Another book about Bob Dylan? What’s left to say, you ask? For a man who guards his privacy like all the gold at Fort Knox, what new anecdotes could be told about the greatest “song and dance man” of our time?
Another Side of Bob Dylan: A Personal History on the Road and Off the Tracksis a new memoir by former tour manager and long-time close personal friend and confidant, Victor Maymudes. Maymudes met Dylan in 1961 and spent four decades on and off the road with him. Victor passed away in 2001 after recording more than 24 hours of memories of his life. His son, Jacob Maymudes used those tapes and other material to shape and complete his father’s memoir.
Here are a few choice bits of untold Dylan trivia from the book:
Bob Dylan’s infamous motorcycle accident amounted to him “tipping over.”

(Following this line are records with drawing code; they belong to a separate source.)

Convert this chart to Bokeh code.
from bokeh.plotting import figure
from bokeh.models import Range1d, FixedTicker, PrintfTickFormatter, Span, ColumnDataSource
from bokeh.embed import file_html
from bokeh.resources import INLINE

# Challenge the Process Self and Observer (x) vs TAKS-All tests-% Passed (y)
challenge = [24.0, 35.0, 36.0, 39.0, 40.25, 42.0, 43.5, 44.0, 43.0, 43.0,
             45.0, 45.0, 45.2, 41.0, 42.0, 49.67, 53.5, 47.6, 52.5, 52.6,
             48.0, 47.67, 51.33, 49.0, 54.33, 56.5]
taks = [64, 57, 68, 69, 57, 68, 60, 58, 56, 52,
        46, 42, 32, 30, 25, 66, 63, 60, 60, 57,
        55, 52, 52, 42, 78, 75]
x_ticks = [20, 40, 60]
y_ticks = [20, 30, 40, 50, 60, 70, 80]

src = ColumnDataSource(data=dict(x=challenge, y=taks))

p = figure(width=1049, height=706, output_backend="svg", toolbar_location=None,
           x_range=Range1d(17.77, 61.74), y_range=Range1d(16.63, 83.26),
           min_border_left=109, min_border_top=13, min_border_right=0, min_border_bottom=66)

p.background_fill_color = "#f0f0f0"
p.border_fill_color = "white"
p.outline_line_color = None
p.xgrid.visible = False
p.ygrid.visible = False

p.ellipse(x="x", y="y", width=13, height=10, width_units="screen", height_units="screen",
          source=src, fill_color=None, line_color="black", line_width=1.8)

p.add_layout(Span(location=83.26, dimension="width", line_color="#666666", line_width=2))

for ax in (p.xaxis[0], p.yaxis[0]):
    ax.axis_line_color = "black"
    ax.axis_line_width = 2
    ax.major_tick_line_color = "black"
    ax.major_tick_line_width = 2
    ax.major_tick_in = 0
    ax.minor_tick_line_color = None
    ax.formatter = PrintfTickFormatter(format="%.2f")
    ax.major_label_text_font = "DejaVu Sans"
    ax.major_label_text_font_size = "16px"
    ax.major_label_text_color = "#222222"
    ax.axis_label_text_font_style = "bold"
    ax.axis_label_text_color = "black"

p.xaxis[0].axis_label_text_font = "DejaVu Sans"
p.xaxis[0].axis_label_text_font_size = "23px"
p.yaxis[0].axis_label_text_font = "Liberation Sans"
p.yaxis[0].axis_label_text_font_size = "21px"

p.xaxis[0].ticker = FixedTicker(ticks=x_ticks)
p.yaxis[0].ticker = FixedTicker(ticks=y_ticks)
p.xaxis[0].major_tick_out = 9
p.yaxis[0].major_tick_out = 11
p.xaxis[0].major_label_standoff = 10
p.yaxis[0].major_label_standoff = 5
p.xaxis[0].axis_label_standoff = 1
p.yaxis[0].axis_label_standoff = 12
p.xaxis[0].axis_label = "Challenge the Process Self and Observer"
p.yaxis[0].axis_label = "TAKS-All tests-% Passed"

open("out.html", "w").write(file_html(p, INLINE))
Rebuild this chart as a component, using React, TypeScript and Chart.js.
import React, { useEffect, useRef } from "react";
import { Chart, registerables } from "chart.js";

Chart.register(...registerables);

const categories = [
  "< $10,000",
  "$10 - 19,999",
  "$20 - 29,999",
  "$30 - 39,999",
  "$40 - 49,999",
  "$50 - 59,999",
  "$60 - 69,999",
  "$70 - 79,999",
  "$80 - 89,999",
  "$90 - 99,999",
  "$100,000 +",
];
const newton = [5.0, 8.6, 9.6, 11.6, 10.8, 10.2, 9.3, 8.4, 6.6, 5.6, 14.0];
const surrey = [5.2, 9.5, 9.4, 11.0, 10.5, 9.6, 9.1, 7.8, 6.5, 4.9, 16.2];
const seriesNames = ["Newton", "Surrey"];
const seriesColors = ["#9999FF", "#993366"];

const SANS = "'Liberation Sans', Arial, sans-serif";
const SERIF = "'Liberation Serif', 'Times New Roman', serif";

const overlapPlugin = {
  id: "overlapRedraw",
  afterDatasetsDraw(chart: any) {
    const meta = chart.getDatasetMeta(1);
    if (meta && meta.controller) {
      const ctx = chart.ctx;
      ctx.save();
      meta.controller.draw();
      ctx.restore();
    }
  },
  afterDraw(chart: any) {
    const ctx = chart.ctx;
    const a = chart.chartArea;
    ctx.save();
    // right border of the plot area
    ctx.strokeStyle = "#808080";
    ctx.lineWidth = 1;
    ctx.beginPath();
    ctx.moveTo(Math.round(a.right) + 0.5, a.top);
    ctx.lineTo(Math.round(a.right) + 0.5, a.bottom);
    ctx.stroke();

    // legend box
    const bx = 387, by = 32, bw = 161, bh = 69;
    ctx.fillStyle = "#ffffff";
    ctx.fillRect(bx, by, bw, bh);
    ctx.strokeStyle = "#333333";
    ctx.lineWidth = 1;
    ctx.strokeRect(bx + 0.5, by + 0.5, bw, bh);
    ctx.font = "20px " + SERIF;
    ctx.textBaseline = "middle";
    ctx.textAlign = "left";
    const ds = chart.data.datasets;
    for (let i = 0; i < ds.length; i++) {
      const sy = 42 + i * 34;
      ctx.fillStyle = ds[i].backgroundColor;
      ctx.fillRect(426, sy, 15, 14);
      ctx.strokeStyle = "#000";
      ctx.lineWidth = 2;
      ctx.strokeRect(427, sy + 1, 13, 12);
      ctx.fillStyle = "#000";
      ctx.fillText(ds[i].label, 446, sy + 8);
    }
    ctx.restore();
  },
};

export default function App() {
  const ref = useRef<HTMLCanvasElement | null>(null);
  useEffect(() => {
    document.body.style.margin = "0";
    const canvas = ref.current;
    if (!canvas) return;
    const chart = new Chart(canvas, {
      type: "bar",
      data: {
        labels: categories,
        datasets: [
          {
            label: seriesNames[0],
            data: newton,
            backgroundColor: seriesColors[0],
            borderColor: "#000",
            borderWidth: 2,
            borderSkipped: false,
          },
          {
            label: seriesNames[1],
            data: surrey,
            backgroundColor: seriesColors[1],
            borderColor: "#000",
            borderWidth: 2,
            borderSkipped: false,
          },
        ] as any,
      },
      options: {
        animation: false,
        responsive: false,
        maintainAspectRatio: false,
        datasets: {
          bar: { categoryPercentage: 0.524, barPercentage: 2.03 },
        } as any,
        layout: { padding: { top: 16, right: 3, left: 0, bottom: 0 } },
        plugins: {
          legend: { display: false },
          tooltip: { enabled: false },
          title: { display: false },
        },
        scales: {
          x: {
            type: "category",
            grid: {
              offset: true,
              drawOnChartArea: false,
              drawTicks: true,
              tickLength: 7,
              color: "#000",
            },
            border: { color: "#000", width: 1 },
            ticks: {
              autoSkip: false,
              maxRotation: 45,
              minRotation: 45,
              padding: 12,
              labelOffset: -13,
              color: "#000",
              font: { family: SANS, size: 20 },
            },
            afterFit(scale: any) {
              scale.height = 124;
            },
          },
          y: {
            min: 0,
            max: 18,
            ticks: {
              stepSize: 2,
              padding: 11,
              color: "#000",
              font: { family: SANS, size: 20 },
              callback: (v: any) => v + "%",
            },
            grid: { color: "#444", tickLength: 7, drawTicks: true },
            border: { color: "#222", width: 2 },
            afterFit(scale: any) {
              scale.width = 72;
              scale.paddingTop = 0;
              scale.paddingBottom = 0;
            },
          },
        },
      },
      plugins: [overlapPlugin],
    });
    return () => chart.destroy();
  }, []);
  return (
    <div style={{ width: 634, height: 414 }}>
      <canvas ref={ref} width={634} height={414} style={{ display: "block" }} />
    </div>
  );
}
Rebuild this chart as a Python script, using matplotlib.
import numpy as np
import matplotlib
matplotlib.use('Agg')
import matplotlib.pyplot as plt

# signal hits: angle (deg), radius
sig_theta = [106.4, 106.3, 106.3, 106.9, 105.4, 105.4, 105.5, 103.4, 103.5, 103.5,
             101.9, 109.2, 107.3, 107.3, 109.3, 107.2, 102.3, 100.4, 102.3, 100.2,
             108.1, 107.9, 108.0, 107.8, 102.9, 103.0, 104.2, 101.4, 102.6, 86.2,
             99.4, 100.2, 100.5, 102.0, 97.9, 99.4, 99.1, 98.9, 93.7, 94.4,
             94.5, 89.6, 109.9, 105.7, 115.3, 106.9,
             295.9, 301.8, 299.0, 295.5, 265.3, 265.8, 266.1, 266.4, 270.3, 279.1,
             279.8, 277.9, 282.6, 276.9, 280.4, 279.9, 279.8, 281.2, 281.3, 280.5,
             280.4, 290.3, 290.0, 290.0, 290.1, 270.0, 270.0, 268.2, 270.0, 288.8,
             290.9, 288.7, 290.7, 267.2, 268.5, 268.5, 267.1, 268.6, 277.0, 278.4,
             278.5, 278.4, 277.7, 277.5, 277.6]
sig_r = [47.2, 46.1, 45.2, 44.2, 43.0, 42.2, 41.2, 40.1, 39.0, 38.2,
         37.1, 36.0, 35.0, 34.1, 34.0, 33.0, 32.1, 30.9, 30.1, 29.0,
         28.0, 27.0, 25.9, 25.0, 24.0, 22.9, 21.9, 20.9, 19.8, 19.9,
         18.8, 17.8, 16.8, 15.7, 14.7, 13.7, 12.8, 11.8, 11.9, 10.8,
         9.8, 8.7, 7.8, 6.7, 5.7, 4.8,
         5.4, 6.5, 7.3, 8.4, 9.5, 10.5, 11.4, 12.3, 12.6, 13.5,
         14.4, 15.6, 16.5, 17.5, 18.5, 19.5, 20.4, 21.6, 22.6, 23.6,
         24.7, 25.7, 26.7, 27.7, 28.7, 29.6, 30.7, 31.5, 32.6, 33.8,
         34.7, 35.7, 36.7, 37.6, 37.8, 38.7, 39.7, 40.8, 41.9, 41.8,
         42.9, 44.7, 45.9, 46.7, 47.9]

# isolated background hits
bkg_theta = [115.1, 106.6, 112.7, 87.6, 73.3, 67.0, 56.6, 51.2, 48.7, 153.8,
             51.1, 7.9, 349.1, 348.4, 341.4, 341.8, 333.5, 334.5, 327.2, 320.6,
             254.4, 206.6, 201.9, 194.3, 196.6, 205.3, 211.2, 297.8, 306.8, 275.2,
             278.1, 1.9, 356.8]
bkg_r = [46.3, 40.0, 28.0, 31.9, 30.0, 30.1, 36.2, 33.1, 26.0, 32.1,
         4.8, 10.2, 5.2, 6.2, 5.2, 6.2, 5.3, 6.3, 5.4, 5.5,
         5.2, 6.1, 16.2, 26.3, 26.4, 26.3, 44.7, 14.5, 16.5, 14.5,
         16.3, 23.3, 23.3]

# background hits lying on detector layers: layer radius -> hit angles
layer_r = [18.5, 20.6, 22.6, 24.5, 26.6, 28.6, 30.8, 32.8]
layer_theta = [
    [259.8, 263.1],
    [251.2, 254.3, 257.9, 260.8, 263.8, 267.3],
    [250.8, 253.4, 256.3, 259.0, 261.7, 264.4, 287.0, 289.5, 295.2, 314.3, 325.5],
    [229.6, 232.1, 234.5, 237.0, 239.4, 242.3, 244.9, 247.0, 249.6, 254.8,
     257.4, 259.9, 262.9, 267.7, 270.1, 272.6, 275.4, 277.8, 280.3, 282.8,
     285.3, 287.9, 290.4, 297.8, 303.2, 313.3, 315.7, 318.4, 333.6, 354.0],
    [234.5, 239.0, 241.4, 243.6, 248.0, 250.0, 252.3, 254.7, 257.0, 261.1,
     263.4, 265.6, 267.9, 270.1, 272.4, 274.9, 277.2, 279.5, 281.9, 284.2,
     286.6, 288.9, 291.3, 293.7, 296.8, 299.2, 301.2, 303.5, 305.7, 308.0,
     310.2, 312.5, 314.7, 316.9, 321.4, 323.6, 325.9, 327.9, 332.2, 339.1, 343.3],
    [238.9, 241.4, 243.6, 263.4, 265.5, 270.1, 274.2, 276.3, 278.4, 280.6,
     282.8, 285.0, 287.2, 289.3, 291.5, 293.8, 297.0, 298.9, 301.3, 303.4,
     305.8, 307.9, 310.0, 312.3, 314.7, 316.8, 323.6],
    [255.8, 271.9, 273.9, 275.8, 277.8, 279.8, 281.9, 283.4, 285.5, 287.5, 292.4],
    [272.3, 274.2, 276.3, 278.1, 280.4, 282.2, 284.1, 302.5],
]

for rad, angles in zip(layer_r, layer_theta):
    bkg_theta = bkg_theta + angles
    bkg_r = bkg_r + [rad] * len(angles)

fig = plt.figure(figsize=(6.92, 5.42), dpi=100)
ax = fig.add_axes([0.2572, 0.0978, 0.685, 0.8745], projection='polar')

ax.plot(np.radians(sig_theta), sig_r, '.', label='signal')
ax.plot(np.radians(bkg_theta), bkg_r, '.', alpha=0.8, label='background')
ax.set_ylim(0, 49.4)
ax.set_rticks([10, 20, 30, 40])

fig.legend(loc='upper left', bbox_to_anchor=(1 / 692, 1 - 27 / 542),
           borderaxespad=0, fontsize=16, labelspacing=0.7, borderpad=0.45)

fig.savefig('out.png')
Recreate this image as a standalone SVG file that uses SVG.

While much has been made of Dylan’s motorcycle accident on July 29, 1966 near Woodstock, it has never been clear just how serious the mishap truly was. While there was some type of accident, many think Dylan used it as an excuse to get out of upcoming tour dates and to save his sanity. Maymudes, while not at the scene, states that Bob and his wife Sara were moving some belongings to a new house. Sara was driving a car and Bob was in front on his motorcycle, “…and in slow motion fell over. He was going about one mile an hour, not fast enough to sustain his balance. When he tipped over, he tried to compensate by turning the wheel sharply…He hit his head, hurt his neck and was fairly banged up from such a simple accident.” Maymudes remembrance is that “it was merely a small incident that Bob was embarrassed by and his reluctance to talk about it fed everyone else’s wild speculation.”
But wait, there’s more!
Bob Dylan once lived next door to Katherine Hepburn.
Who knew that Dylan once rented a townhouse in Manhattan’s Turtle Bay neighborhood, right next door to Katherine Hepburn?
Here’s a great note I found – in Bob’s handwriting – inviting Ms. Hepburn to his daughter’s “graduating party.” Yes, Bob was raised right!
Wait, there’s more! Maymudes claims that Bob’s bullmastiff, Brutus would use Ms. Hepburn’s flowerbeds as his own personal bathroom. Supposedly, Hepburn didn’t mind, but would simply call Victor to clean up after the pooch. Maymudes reports, “The dog could really lay some logs.”
As the Beatles got high for the first time, Bob Dylan passed out on the floor of their hotel suite.
You’ve heard about how Bob Dylan turned the Beatles on to marijuana at the time of their first meeting in August 1964? Well, that’s only part of the story, according to Maymudes. As John, Paul, George and Ringo got stoned, Bob passed out on the floor in front of them – from too much booze and not enough sleep! He missed the whole scene.
Wait, there’s more! Maymudes claims that the Fab Four knew nothing about proper pot etiquette, hanging onto (or “bogarting”) the joint instead of taking a hit and passing it on. Maymudes kept rolling and soon each Beatle has his own marijuana cigarette. While this might be the truth, it’s not quite as fun to think about as this:
Dylan stops drinking – 1994
Maymudes describes this as “an important milestone in Bob’s life,” adding that upon quitting, Dylan didn’t “talk as much…and he didn’t laugh as loud either…Bob lost a bit of his self-esteem when he sobered up, too, became a little more introverted and less social.”
Dylan once employed former World Boxing Association Lightweight Champion Ray “Boom Boom” Mancini as his sparring partner.
Any Dylan fan worth his salt is aware of Bob’s love of boxing. From the songs “Who Killed Davey Moore” and “Hurricane” to his friendship with Muhammad Ali, Dylan has long been interested in “The Sweet Science.” In the 1990s, Dylan purchased a building in Santa Monica, CA as an investment and put Maymudes to work, designing and building what was to become the 18th Street Coffee House. Bob insisted on including a full-size boxing gym, complete with ring, accessible through a walk-in cooler door. He hired Boom-Boom Mancini to train and spar with him.
Wait, there’s more! Four days after losing his November 1982 fight with Mancini, Korean boxer Duk Koo Kim died from brain injuries. Mancini went into a deep depression and his career never recovered. Mancini – and the bout are immortalized in a song by Dylan friend, Warren Zevon. Dylan himself covered Zevon’s song only once – in Seattle in 2002.